» **Exercise aim**:
Everything from the first line of the data through the line with "p_ref_top = [-4.05, -4.05]" is to be echoed exactly, minus the pictures.
..........
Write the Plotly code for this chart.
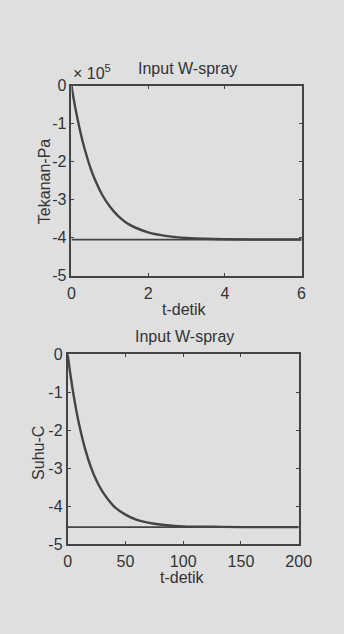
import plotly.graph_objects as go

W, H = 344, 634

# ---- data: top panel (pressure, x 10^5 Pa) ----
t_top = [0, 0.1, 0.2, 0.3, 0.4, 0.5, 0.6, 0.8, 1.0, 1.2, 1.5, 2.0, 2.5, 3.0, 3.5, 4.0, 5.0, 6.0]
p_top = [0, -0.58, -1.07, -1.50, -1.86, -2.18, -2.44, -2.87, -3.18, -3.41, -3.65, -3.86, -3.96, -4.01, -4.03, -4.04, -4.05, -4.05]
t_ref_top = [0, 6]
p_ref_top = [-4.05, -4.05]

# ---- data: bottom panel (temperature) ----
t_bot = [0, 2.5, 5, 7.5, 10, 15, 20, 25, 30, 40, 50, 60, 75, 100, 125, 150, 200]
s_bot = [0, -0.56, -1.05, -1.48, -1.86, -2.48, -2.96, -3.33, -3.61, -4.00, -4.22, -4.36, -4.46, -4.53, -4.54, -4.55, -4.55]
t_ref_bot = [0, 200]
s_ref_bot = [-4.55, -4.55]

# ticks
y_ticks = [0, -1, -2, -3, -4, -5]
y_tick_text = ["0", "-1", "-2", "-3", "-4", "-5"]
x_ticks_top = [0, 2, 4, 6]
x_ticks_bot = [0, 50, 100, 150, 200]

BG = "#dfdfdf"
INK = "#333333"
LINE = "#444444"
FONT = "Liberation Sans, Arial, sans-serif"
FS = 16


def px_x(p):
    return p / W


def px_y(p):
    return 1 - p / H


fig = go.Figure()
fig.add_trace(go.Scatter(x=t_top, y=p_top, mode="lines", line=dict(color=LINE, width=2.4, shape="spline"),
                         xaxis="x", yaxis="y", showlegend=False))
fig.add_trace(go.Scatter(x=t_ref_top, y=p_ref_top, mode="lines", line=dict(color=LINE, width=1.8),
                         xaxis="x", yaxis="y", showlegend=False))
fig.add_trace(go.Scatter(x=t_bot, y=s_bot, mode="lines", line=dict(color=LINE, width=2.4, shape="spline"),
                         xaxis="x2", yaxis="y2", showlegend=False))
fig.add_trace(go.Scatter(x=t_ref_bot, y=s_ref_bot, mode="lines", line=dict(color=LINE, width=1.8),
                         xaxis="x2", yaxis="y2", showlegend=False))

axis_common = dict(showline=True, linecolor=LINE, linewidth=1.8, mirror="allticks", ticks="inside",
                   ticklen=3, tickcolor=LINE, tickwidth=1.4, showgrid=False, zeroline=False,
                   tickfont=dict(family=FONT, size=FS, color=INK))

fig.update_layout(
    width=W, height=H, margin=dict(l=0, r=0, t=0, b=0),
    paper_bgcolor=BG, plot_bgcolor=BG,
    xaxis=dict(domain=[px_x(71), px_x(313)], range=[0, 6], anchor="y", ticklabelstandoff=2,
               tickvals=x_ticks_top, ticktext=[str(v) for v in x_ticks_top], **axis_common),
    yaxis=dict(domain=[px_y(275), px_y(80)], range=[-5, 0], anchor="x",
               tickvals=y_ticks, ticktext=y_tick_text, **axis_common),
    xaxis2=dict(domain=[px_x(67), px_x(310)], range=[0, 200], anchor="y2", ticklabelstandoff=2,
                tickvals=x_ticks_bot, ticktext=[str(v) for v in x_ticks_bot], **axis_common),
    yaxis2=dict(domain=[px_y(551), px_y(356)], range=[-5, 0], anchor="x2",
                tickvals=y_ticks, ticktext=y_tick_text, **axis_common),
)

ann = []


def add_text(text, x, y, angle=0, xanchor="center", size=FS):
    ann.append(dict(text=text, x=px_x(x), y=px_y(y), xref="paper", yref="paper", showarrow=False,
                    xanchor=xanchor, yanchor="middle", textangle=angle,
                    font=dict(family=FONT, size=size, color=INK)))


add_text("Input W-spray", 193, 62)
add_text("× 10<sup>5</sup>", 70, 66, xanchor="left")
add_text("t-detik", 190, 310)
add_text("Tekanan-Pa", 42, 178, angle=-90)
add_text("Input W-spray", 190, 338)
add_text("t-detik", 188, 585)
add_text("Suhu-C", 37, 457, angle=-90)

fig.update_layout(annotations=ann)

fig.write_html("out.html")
..........
» **Reply**:
Write the Plotly code for this chart.
import plotly.graph_objects as go

W, H = 344, 634

# ---- data: top panel (pressure, x 10^5 Pa) ----
t_top = [0, 0.1, 0.2, 0.3, 0.4, 0.5, 0.6, 0.8, 1.0, 1.2, 1.5, 2.0, 2.5, 3.0, 3.5, 4.0, 5.0, 6.0]
p_top = [0, -0.58, -1.07, -1.50, -1.86, -2.18, -2.44, -2.87, -3.18, -3.41, -3.65, -3.86, -3.96, -4.01, -4.03, -4.04, -4.05, -4.05]
t_ref_top = [0, 6]
p_ref_top = [-4.05, -4.05]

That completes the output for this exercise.